Ce qui est a apparu aussi, c’est que la société marocaine, celle des banlieues des villes, reste fondamentalement traditionaliste. C’est dû à notre enseignement qui a toujours véhiculé une culture de la soumission.

C’est dû aux télévisions, soit inintéressantes, soit travaillées par les chaînes islamistes du Golfe. La communauté marocaine traditionnelle n’est cependant pas intégriste. Et il faut veiller à ce qu’elle ne le devienne pas. La forêt qui pousse le mieux au Maroc, ce sont les antennes paraboliques sur les toits. Or, cette télévision cultive la bêtise auprès de masses encore souvent analphabètes. Il faut donc que tous, à commencer par l’Etat et le Roi, se donnent les moyens pour que la tradition ne signifie pas la fermeture. L’enjeu, aujourd’hui, est la survie et le maintien de ce monde associatif et culturel menacé par les extrémistes islamistes.

Dans ce contexte, quelle est l’importance de Daba Maroc ?

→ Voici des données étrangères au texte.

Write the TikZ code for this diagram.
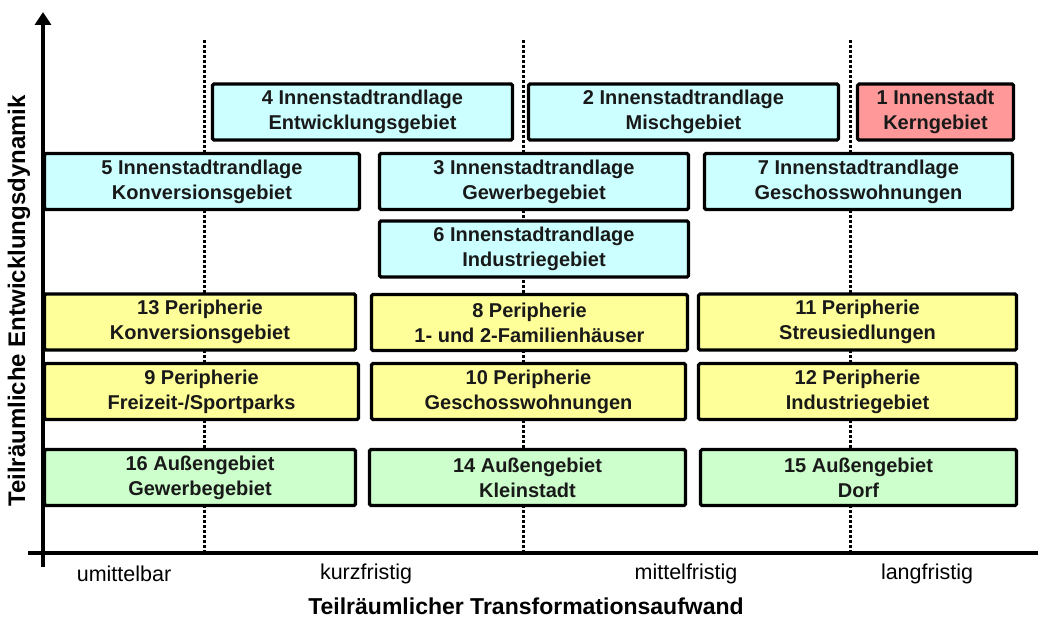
\documentclass[tikz,border=0pt]{standalone}
\usepackage{fontspec}
\setmainfont{Liberation Sans}
\usetikzlibrary{arrows.meta}

\definecolor{innen}{HTML}{CCFFFF}
\definecolor{kern}{HTML}{FF9999}
\definecolor{peri}{HTML}{FFFF99}
\definecolor{aussen}{HTML}{CCFFCC}

\begin{document}
\begin{tikzpicture}[x=1pt, y=-1pt,
	feld/.style={draw, line width=3.2pt, rounded corners=1.5pt, inner sep=0pt, align=center,
		minimum height=56pt, font=\bfseries\fontsize{20}{25}\selectfont, text=black!90},
	frist/.style={font=\fontsize{21.5}{24}\selectfont},
	grenze/.style={line width=3pt, dash pattern=on 3pt off 2pt}]
	\useasboundingbox (0,0) rectangle (1038,618);

	\draw[grenze] (204,40) -- (204,553);
	\draw[grenze] (523,40) -- (523,553);
	\draw[grenze] (850,40) -- (850,553);

	\node[feld, fill=innen, minimum width=300pt] (b4) at (362.5,112) {4 Innenstadtrandlage\\Entwicklungsgebiet};
	\node[feld, fill=innen, minimum width=310pt] (b2) at (683.5,112) {2 Innenstadtrandlage\\Mischgebiet};
	\node[feld, fill=kern, minimum width=156pt] (b1) at (935.5,112) {1 Innenstadt\\Kerngebiet};
	\node[feld, fill=innen, minimum width=315pt] (b5) at (202,181.5) {5 Innenstadtrandlage\\Konversionsgebiet};
	\node[feld, fill=innen, minimum width=309pt] (b3) at (534,181.5) {3 Innenstadtrandlage\\Gewerbegebiet};
	\node[feld, fill=innen, minimum width=308pt] (b7) at (858.5,181.5) {7 Innenstadtrandlage\\Geschosswohnungen};
	\node[feld, fill=innen, minimum width=309pt] (b6) at (534,249) {6 Innenstadtrandlage\\Industriegebiet};

	\node[feld, fill=peri, minimum width=311pt] (b13) at (200,322) {13 Peripherie\\Konversionsgebiet};
	\node[feld, fill=peri, minimum width=316pt] (b8) at (529.5,322.5) {8 Peripherie\\1- und 2-Familienhäuser};
	\node[feld, fill=peri, minimum width=318pt] (b11) at (857.5,322) {11 Peripherie\\Streusiedlungen};
	\node[feld, fill=peri, minimum width=314pt] (b9) at (201.5,391.5) {9 Peripherie\\Freizeit-/Sportparks};
	\node[feld, fill=peri, minimum width=314pt] (b10) at (528.5,391.5) {10 Peripherie\\Geschosswohnungen};
	\node[feld, fill=peri, minimum width=318pt] (b12) at (857.5,391.5) {12 Peripherie\\Industriegebiet};

	\node[feld, fill=aussen, minimum width=311pt] (b16) at (200,477.5) {16 Außengebiet\\Gewerbegebiet};
	\node[feld, fill=aussen, minimum width=316pt] (b14) at (527.5,477.5) {14 Außengebiet\\Kleinstadt};
	\node[feld, fill=aussen, minimum width=316pt] (b15) at (858.5,477.5) {15 Außengebiet\\Dorf};

	\draw[line width=4.5pt, -{Triangle[width=16pt, length=13pt]}] (43,567) -- (43,12);
	\draw[line width=4.5pt] (28,553) -- (1038,553);

	\node[frist] (t1) at (124,574) {umittelbar};
	\node[frist] (t2) at (366,574) {kurzfristig};
	\node[frist] (t3) at (686,574) {mittelfristig};
	\node[frist] (t4) at (927,574) {langfristig};

	\node[font=\bfseries\fontsize{23}{26}\selectfont] (xlab) at (526,606) {Teilräumlicher Transformationsaufwand};
	\node[font=\bfseries\fontsize{24}{26}\selectfont, rotate=90] (ylab) at (19,301) {Teilräumliche Entwicklungsdynamik};
\end{tikzpicture}
\end{document}
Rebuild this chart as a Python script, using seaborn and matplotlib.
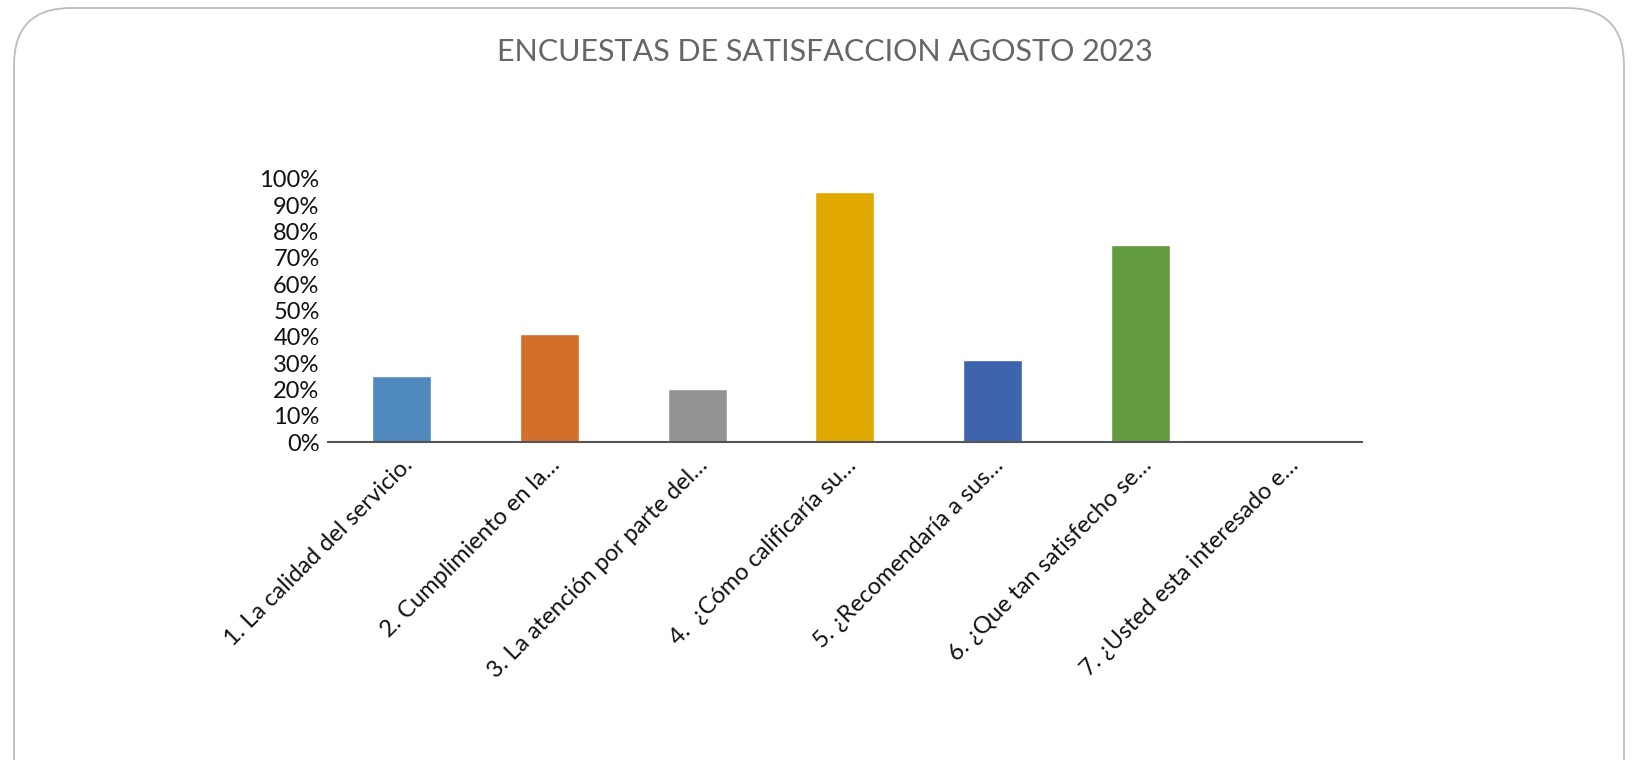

Montrer qu’il y a au Maroc des formes d’art rebelles, citoyennes, non soumises. Faire le lien avec la Belgique dans cette francophonie non française, unie par la langue. Montrer cela aussi à la diaspora marocaine en Belgique dont une partie est travaillée par le fondamentalisme qui cherche à convertir ces Marocains au chiisme ou au salafisme grâce à des financements saoudiens ou du Qatar, pour, par ricochet, rebondir au Maroc et affaiblir le malakisme (l’islam marocain). On montrera aussi, comme le dit Fabienne Verstraeten, la vitalité énorme et neuve du secteur culturel marocain en Belgique - et je veillerai à ce que cette vitalité puisse venir aussi se montrer au Maroc.